The 'argument from cultural relativism' [the one which starts by noting that different cultures have different ethical codes] is discussed in Mackie's 'Ethics: Inventing Right and Wrong', and has a more detailed exposition in Williams' 'Ethics & The Limits of Philosophy'. It has also been widely discussed; in, for instance, Darwall, Railton, & Gibbard [eds] 'Moral Discourse and Moral Practice'. It certainly doesn't prove anything; it's doesn't show that ethical relativism is necessarily true (and how can something be necessarily true for a practical reason, anyway?). Sure, some professional meta-ethicists are relativists, but it's nowhere near as obviously true as you seem to think.

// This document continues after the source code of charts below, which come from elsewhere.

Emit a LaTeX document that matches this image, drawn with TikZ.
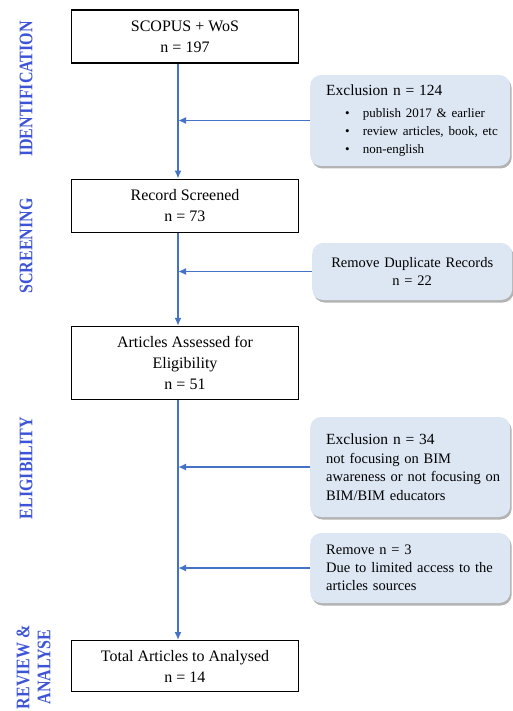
\documentclass[tikz,border=0pt]{standalone}
\usepackage{fontspec}
\setmainfont{Liberation Serif}
\usetikzlibrary{arrows.meta,positioning,shadows}

\definecolor{flowblue}{RGB}{68,114,196}
\definecolor{notefill}{RGB}{221,231,244}
\definecolor{phaseblue}{RGB}{61,84,214}

\begin{document}
\begin{tikzpicture}[
  x=1pt, y=-1pt,
  stage/.style={draw, line width=1.2pt, minimum width=227pt, minimum height=53pt, align=center,
    font=\fontsize{16}{21}\selectfont},
  note/.style={fill=notefill, rounded corners=11pt, anchor=west, text width=184pt, inner xsep=8pt,
    align=left, font=\fontsize{14.5}{18}\selectfont,
    drop shadow={shadow xshift=1.5pt, shadow yshift=-2.5pt, fill=black!50, opacity=0.6}},
  phase/.style={rotate=90, yscale=1.2, text=phaseblue, align=center, font=\fontsize{16}{17.5}\selectfont\bfseries},
  arr/.style={-{Latex[length=8pt,width=7pt]}, line width=1.6pt, draw=flowblue, fill=flowblue}
]
\useasboundingbox (0,0) rectangle (513,711);
\coordinate (spine) at (178,0);

\node[stage] (src) at (185,36.5) {SCOPUS + WoS\\n = 197};
\node[stage, below=115pt of src] (scr) {Record Screened\\n = 73};
\node[stage, minimum height=73pt, below=93pt of scr] (elig) {Articles Assessed for\\Eligibility\\n = 51};
\node[stage, minimum height=51pt, below=240pt of elig] (total) {Total Articles to Analysed\\n = 14};

\node[note, minimum height=91pt] (excl1) at (310,120.5) {\hspace*{8pt}{\fontsize{15.5}{19}\selectfont Exclusion n = 124}\\[4pt]
  {\fontsize{13}{18}\selectfont\hspace*{27pt}\textbullet\hspace{13pt}publish 2017 \& earlier}\\
  {\fontsize{13}{18}\selectfont\hspace*{27pt}\textbullet\hspace{13pt}review articles, book, etc}\\
  {\fontsize{13}{18}\selectfont\hspace*{27pt}\textbullet\hspace{13pt}non-english}};
\node[note, minimum height=57pt, align=center] (dupl) at (312,271.5) {Remove Duplicate Records\\n = 22};
\node[note, minimum height=100pt, font=\fontsize{14.5}{18.5}\selectfont] (excl2) at (310,467) {\hspace*{8pt}{\fontsize{15.5}{18.5}\selectfont Exclusion n = 34}\\\hspace*{8pt}not focusing on BIM\\\hspace*{8pt}awareness or not focusing on\\\hspace*{8pt}BIM/BIM educators};
\node[note, minimum height=70pt] (remv) at (310,568) {\hspace*{8pt}Remove n = 3\\\hspace*{8pt}Due to limited access to the\\\hspace*{8pt}articles sources};

\node[phase] (idlab) at (26,89) {IDENTIFICATION};
\node[phase] (scrlab) at (26,246) {SCREENING};
\node[phase] (eliglab) at (26,468) {ELIGIBILITY};
\node[phase] (revlab) at (33.5,667) {REVIEW \&\\ANALYSE};

\draw[arr] (src.south -| spine) -- (scr.north -| spine);
\draw[arr] (scr.south -| spine) -- (elig.north -| spine);
\draw[arr] (elig.south -| spine) -- (total.north -| spine);
\draw[arr] (excl1.west) -- (excl1.west -| spine);
\draw[arr] (dupl.west) -- (dupl.west -| spine);
\draw[arr] (excl2.west) -- (excl2.west -| spine);
\draw[arr] (remv.west) -- (remv.west -| spine);
\end{tikzpicture}
\end{document}
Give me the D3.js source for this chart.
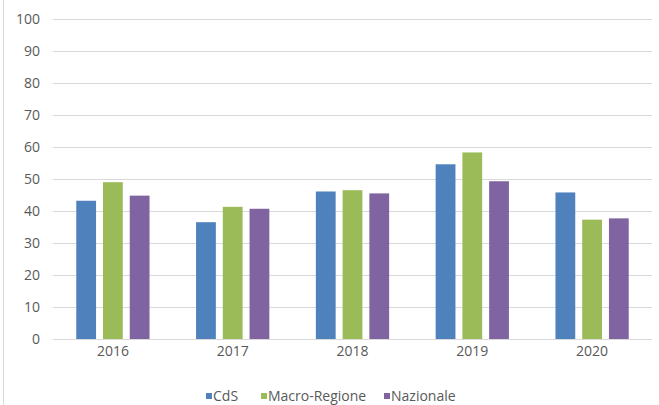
<!DOCTYPE html>
<html><head><meta charset="utf-8">
<script src="https://cdn.jsdelivr.net/npm/d3@7"></script>
<style>body{margin:0;background:#fff}svg{display:block}</style>
</head><body>
<script>
const categories = ["2016","2017","2018","2019","2020"];
const seriesNames = ["CdS","Macro-Regione","Nazionale"];
const cds = [43.2, 36.5, 46.1, 54.6, 45.8];
const macro = [49.0, 41.3, 46.5, 58.3, 37.3];
const nazionale = [44.8, 40.7, 45.5, 49.3, 37.7];
const yTicks = [0,10,20,30,40,50,60,70,80,90,100];
const colors = ["#4F81BD","#9BBB59","#8064A2"];

const W = 659, H = 405;
const seriesVals = [cds, macro, nazionale];
const svg = d3.select("body").append("svg").attr("width", W).attr("height", H);
const font = "'Open Sans', sans-serif";
const textCol = "#595959";

svg.append("line").attr("x1",3.5).attr("x2",3.5).attr("y1",0).attr("y2",H)
  .attr("stroke","#D9D9D9").attr("stroke-width",1);

const x = d3.scaleBand().domain(categories).range([53, 652]).paddingInner(0).paddingOuter(0);
const y = d3.scaleLinear().domain([0,100]).range([339, 19]);
const x1 = d3.scaleBand().domain(seriesNames).range([0, x.bandwidth()]).paddingInner(0.26).paddingOuter(0.87);

// gridlines
svg.append("g").selectAll("line").data(yTicks).join("line")
  .attr("x1", 53).attr("x2", 652)
  .attr("y1", d => Math.round(y(d)) + 0.5).attr("y2", d => Math.round(y(d)) + 0.5)
  .attr("stroke", "#D9D9D9").attr("stroke-width", 1);

// y axis labels
const yAxis = d3.axisLeft(y).tickValues(yTicks).tickSize(0).tickPadding(0);
const gy = svg.append("g").attr("transform","translate(40,0)").call(yAxis);
gy.select(".domain").remove();
gy.selectAll("text").attr("fill", textCol).style("font-family", font).style("font-size","14px");

// bars
const groups = svg.append("g").selectAll("g").data(categories).join("g")
  .attr("transform", d => `translate(${x(d)},0)`);
groups.selectAll("rect").data((c,i) => seriesNames.map((s,j) => ({s, v: seriesVals[j][i], j})))
  .join("rect")
  .attr("x", d => x1(d.s)).attr("width", x1.bandwidth())
  .attr("y", d => y(d.v)).attr("height", d => y(0) - y(d.v))
  .attr("fill", d => colors[d.j]);

// x axis
const xAxis = d3.axisBottom(x).tickSize(0).tickPadding(0);
const gx = svg.append("g").attr("transform", "translate(0,339)").call(xAxis);
gx.select(".domain").remove();
gx.selectAll("text").attr("fill", textCol).style("font-family", font).style("font-size","14px")
  .attr("dy", null).attr("y", 17);

// legend
const legendX = [206, 261, 384];
const lg = svg.append("g").selectAll("g").data(seriesNames).join("g")
  .attr("transform", (d,i) => `translate(${legendX[i]},396)`);
lg.append("rect").attr("x",0).attr("y",-3).attr("width",6).attr("height",6)
  .attr("fill", (d,i) => colors[i]);
lg.append("text").attr("x", 7).attr("y", 0).attr("dy","0.35em")
  .attr("fill", textCol).style("font-family", font).style("font-size","14px").text(d => d);
</script>
</body></html>
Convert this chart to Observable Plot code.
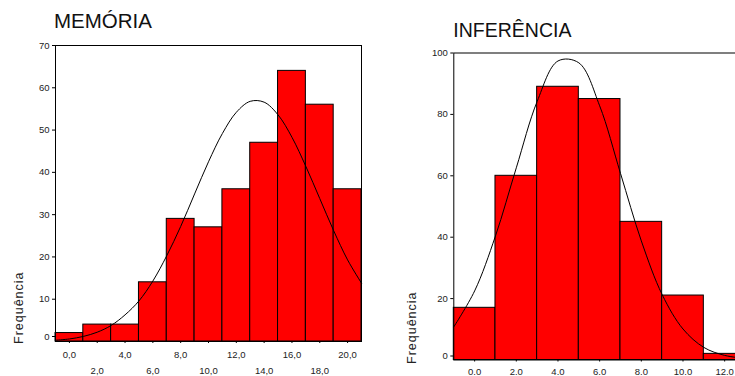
<!DOCTYPE html>
<html>
<head>
<meta charset="utf-8">
<script src="https://cdn.jsdelivr.net/npm/d3@7"></script>
<script src="https://cdn.jsdelivr.net/npm/@observablehq/plot@0.6"></script>
<style>
  html, body { margin: 0; padding: 0; background: #fff; overflow: hidden; }
  #wrap { position: relative; width: 735px; height: 376px; overflow: hidden; }
  #left { position: absolute; left: 0; top: 0; width: 370px; height: 376px; }
  #right { position: absolute; left: 390px; top: 0; width: 366px; height: 376px; }
  #wrap svg { font-family: "Liberation Sans", Arial, sans-serif; max-width: none !important; height: 376px !important; display: block; }
</style>
</head>
<body>
<div id="wrap"><div id="left"></div><div id="right"></div></div>
<script>
// ---- Data ----
const binWidth = 2;

// MEMÓRIA
const memTitle = "MEMÓRIA";
const memCenters = [0, 2, 4, 6, 8, 10, 12, 14, 16, 18, 20];
const memCounts = [2, 4, 4, 14, 29, 27, 36, 47, 64, 56, 36];
const memCurveX = [-1, 0, 1, 2, 3, 4, 5, 6, 7, 8, 9, 10, 11, 12, 13, 14, 15, 16, 17, 18, 19, 20, 21];
const memCurveY = [0.3, 0.6, 1.2, 2.2, 3.8, 6.3, 9.6, 14.3, 20.3, 27.2, 34.9, 42.5, 49.2, 54.2, 56.8, 56.6, 53.6, 48.3, 41.4, 33.8, 26.2, 19.3, 13.8];
const memYTicks = [0, 10, 20, 30, 40, 50, 60, 70];
const memXTicksRow1 = [0, 4, 8, 12, 16, 20];
const memXTicksRow2 = [2, 6, 10, 14, 18];

// INFERÊNCIA
const infTitle = "INFERÊNCIA";
const infCenters = [0, 2, 4, 6, 8, 10, 12];
const infCounts = [17, 60, 89, 85, 45, 21, 2];
const infCurveX = [-1, 0, 1, 2, 3, 4, 5, 6, 7, 8, 9, 10, 11, 12, 13];
const infCurveY = [10.8, 22.5, 40.4, 62.6, 84.2, 97.4, 96.8, 82.8, 60.8, 38.8, 21.3, 10.1, 4.1, 1.5, 0.5];
const infYTicks = [0, 20, 40, 60, 80, 100];
const infXTicks = [0, 2, 4, 6, 8, 10, 12];

const yLabel = "Frequência";
const barFill = "#ff0000";

function bins(centers, counts) {
  return centers.map((c, i) => ({x1: c - binWidth / 2, x2: c + binWidth / 2, y: counts[i]}));
}

// ---- Left chart ----
const commaFmt = d => d.toFixed(1).replace(".", ",");
const left = Plot.plot({
  width: 370, height: 376,
  marginLeft: 55, marginRight: 9, marginTop: 45, marginBottom: 35,
  style: {fontFamily: "Liberation Sans, Arial, sans-serif", fontSize: "9.5px", color: "#222", background: "transparent"},
  x: {domain: [-1, 21], label: null},
  y: {domain: [0, 70], label: null},
  marks: [
    Plot.rectY(bins(memCenters, memCounts), {x1: "x1", x2: "x2", y: "y", fill: barFill, stroke: "#000", strokeWidth: 1}),
    Plot.line(memCurveX.map((x, i) => ({x, y: memCurveY[i]})), {x: "x", y: "y", curve: "catmull-rom", stroke: "#000", strokeWidth: 1}),
    Plot.frame({stroke: "#000", strokeWidth: 1}),
    Plot.axisY(memYTicks.filter(t => t > 0), {tickSize: 3, tickPadding: 3, stroke: "#000"}),
    Plot.axisY([0], {tickSize: 3, tickPadding: 3, dy: -5, stroke: "#000"}),
    Plot.axisX(memXTicksRow1, {tickSize: 2, tickPadding: 7.5, tickFormat: commaFmt, stroke: "#000"}),
    Plot.axisX(memXTicksRow2, {tickSize: 2, tickPadding: 23.5, tickFormat: commaFmt, stroke: "#000"})
  ]
});
document.getElementById("left").appendChild(left);
d3.select(left).append("text")
  .attr("x", 54).attr("y", 28.3).attr("text-anchor", "start")
  .attr("font-size", "20.5px").attr("fill", "#111")
  .text(memTitle);
d3.select(left).append("text")
  .attr("transform", "translate(23,344) rotate(-90)").attr("text-anchor", "start")
  .attr("font-size", "12.5px").attr("letter-spacing", "1px").attr("fill", "#222")
  .text(yLabel);

// ---- Right chart ----
const dotFmt = d => d.toFixed(1);
const right = Plot.plot({
  width: 366, height: 376,
  marginLeft: 63.3, marginRight: 11, marginTop: 52.5, marginBottom: 16.5,
  style: {fontFamily: "Liberation Sans, Arial, sans-serif", fontSize: "9.5px", color: "#222", background: "transparent"},
  x: {domain: [-1, 13], label: null},
  y: {domain: [0, 100], label: null},
  marks: [
    Plot.rectY(bins(infCenters, infCounts), {x1: "x1", x2: "x2", y: "y", fill: barFill, stroke: "#000", strokeWidth: 1}),
    Plot.line(infCurveX.map((x, i) => ({x, y: infCurveY[i]})), {x: "x", y: "y", curve: "catmull-rom", stroke: "#000", strokeWidth: 1}),
    Plot.frame({stroke: "#000", strokeWidth: 1}),
    Plot.axisY(infYTicks.filter(t => t > 0), {tickSize: 3, tickPadding: 3, stroke: "#000"}),
    Plot.axisY([0], {tickSize: 3, tickPadding: 3, dy: -4, stroke: "#000"}),
    Plot.axisX(infXTicks, {tickSize: 2, tickPadding: 5.8, tickFormat: dotFmt, stroke: "#000"})
  ]
});
document.getElementById("right").appendChild(right);
d3.select(right).append("text")
  .attr("x", 63.3).attr("y", 36.7).attr("text-anchor", "start")
  .attr("font-size", "19.5px").attr("fill", "#111")
  .text(infTitle);
d3.select(right).append("text")
  .attr("transform", "translate(25.7,364) rotate(-90)").attr("text-anchor", "start")
  .attr("font-size", "12.5px").attr("letter-spacing", "1px").attr("fill", "#222")
  .text(yLabel);
</script>
</body>
</html>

And yes, ex hypothesi, a significant proportion of the planet is pretty immoral. Is that so surprising? Maybe you haven't noticed, but even in Britain (which is pretty tolerant and liberal as far as the world's population goes) there's a high incidence of racism and homophobia, coupled with a pretty abject lack of charity. Plus there's war, rape, murder, sexism, domestic abuse, and so on, and so forth. But I think that the most widespread form of immorality consists of sitting around, playing golf, or drinking Burgundy, while children elsewhere die - preventably - from cholera, dysentry, etc.
note: I never claimed to be moral
like Juvenal said, difficilam est satiram non scribere.